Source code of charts
__________
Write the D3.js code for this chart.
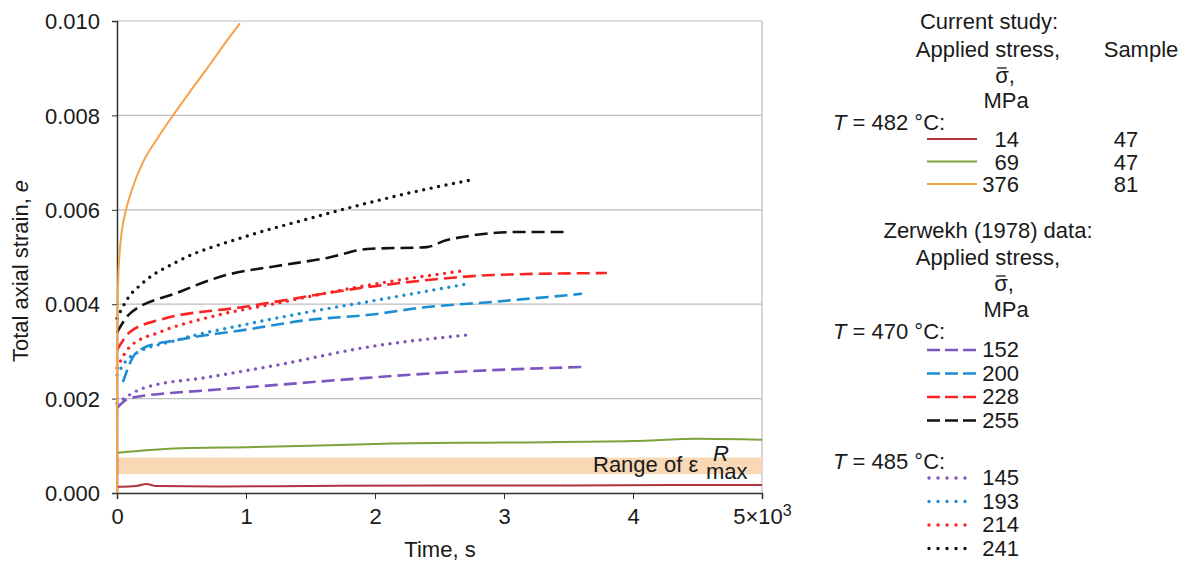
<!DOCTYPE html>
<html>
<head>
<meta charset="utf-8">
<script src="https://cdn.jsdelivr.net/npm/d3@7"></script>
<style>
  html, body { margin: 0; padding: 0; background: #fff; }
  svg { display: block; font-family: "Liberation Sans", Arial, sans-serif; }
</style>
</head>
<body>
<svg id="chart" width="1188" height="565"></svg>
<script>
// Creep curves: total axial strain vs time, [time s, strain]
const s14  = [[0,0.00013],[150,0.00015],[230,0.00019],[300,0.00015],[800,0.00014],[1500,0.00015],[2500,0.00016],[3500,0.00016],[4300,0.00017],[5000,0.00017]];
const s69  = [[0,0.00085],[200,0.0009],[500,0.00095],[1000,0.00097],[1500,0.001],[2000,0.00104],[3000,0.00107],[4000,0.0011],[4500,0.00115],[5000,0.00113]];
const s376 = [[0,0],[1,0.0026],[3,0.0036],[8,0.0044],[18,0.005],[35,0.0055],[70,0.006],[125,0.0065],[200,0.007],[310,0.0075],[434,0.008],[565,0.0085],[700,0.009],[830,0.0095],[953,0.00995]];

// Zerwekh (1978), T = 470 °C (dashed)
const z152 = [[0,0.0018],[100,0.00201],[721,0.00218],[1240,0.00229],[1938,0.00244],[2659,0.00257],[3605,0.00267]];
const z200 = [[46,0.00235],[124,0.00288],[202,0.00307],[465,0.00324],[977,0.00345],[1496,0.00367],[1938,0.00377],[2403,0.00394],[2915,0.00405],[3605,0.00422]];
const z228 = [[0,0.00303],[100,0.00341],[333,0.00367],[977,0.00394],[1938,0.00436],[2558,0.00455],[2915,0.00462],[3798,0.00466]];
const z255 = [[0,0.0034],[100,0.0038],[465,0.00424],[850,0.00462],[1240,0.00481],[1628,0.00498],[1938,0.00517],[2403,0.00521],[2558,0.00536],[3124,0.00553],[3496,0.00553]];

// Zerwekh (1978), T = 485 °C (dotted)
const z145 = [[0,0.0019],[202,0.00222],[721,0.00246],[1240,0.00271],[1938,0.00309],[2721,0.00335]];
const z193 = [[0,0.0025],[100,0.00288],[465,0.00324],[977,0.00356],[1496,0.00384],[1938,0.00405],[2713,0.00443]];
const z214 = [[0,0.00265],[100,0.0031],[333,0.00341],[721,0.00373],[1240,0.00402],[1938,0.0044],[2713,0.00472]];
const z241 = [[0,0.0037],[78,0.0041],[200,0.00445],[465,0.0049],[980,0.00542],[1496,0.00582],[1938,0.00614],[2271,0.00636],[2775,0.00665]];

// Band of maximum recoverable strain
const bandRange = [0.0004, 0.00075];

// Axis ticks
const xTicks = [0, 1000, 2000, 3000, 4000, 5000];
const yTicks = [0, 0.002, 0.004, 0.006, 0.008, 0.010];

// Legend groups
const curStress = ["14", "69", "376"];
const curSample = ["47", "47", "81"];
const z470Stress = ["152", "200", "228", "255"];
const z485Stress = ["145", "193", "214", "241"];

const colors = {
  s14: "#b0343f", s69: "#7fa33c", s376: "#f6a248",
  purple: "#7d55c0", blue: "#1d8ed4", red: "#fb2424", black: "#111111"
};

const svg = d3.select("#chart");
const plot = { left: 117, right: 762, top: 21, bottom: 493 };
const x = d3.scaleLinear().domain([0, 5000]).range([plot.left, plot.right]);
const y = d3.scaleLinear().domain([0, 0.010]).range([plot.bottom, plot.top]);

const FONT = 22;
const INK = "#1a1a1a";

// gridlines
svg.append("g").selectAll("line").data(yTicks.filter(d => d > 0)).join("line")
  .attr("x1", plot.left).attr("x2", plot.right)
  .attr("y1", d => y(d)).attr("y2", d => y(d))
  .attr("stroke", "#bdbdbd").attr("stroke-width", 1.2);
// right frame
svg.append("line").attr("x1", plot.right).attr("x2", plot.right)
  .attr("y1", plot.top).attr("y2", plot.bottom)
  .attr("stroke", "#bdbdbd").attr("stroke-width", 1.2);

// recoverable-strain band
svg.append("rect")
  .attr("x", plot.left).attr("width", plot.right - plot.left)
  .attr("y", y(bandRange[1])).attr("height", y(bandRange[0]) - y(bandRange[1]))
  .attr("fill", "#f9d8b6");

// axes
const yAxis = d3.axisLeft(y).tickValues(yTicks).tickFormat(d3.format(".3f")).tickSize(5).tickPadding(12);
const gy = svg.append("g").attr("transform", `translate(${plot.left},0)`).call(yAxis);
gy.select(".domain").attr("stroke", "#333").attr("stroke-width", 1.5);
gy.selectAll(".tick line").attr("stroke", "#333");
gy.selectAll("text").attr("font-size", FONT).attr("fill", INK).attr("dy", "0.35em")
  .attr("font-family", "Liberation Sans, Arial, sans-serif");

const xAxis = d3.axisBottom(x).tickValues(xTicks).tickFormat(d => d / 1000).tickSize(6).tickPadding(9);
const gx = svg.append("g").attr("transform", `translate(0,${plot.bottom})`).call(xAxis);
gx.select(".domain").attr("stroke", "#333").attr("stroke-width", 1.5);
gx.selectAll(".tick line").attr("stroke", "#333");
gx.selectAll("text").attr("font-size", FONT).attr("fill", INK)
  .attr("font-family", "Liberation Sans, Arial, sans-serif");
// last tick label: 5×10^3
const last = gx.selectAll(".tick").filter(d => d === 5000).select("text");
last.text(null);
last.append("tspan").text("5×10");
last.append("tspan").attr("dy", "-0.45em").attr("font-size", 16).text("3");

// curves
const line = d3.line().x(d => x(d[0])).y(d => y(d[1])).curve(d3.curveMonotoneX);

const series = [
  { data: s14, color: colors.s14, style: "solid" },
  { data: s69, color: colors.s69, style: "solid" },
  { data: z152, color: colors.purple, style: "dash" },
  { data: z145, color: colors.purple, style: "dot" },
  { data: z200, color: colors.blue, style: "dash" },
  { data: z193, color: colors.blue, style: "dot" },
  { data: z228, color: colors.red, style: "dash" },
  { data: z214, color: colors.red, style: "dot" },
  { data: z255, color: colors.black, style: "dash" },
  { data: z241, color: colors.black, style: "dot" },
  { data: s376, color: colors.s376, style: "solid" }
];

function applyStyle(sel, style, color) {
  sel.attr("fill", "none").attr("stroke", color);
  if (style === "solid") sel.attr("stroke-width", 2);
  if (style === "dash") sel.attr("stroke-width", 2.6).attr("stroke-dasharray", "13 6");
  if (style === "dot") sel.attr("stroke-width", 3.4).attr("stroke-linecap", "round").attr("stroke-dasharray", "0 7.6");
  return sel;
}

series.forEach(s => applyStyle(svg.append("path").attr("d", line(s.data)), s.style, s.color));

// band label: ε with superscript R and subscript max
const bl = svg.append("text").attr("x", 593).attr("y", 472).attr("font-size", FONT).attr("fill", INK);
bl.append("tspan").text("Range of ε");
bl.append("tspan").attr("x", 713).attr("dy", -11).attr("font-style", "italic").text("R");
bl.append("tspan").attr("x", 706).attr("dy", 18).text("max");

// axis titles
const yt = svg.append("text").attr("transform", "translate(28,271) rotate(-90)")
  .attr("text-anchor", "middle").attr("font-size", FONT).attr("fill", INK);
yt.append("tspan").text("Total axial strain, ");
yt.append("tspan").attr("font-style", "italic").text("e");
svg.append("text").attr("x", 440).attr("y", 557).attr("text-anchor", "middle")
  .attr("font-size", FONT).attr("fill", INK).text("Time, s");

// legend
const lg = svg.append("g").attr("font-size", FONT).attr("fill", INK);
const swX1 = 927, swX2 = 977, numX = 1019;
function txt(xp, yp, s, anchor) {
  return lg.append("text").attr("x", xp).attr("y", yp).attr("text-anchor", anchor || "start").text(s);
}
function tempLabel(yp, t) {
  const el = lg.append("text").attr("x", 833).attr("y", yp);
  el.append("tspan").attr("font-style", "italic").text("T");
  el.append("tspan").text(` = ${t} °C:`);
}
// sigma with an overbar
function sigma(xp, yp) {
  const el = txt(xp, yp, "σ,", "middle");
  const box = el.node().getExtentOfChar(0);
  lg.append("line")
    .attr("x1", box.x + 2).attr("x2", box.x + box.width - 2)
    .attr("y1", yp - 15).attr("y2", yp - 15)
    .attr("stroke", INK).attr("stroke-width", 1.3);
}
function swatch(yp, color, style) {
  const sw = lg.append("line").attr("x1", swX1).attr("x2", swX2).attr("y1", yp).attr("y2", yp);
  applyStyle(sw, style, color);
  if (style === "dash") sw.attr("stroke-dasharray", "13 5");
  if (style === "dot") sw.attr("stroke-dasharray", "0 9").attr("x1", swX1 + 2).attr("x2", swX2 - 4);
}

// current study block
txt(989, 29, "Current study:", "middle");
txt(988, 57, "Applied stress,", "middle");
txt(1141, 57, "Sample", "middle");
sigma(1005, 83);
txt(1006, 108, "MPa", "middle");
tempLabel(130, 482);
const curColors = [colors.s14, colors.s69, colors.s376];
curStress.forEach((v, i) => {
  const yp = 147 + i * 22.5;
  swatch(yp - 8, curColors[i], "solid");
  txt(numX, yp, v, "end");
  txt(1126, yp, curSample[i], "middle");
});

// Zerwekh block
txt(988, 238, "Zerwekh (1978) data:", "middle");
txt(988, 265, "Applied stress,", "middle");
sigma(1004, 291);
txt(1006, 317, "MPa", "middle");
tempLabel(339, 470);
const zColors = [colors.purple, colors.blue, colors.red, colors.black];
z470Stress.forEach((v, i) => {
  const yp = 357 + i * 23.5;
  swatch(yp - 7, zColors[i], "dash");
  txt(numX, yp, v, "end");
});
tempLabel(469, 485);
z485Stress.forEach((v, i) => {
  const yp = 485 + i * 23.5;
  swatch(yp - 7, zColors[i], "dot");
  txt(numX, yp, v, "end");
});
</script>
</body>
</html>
__________
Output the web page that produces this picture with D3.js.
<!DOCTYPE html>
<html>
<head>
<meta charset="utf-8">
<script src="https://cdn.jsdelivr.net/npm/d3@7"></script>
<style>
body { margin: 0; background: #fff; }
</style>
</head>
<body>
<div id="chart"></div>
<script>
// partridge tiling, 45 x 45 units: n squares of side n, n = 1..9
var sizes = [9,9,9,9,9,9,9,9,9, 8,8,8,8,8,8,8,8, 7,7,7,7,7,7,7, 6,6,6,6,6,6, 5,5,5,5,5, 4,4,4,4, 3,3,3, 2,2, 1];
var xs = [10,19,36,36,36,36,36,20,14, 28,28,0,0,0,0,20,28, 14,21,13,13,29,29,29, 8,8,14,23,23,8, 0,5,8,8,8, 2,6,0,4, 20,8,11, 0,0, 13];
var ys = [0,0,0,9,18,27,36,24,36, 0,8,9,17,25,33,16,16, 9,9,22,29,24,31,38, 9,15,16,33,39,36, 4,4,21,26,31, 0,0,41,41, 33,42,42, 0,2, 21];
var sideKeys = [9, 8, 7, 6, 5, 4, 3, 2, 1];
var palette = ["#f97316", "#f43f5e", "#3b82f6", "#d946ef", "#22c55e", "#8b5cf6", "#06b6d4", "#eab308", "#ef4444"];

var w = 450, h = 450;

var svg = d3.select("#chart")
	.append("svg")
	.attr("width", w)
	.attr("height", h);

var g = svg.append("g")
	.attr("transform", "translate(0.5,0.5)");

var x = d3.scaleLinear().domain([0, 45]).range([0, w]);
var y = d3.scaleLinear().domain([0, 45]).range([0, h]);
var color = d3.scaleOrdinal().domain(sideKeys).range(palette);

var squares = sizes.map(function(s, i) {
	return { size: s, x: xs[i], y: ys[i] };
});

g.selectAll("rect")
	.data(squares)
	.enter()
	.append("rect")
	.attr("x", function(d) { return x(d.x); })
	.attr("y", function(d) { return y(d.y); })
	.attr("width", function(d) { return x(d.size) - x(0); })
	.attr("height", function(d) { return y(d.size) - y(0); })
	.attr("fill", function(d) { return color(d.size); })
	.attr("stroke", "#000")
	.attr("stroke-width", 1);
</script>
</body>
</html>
__________
Collect each line containing the string "with".

WRITTEN ANSWER
// band label: ε with superscript R and subscript max
// sigma with an overbar
Output the web page that produces this picture with D3.js.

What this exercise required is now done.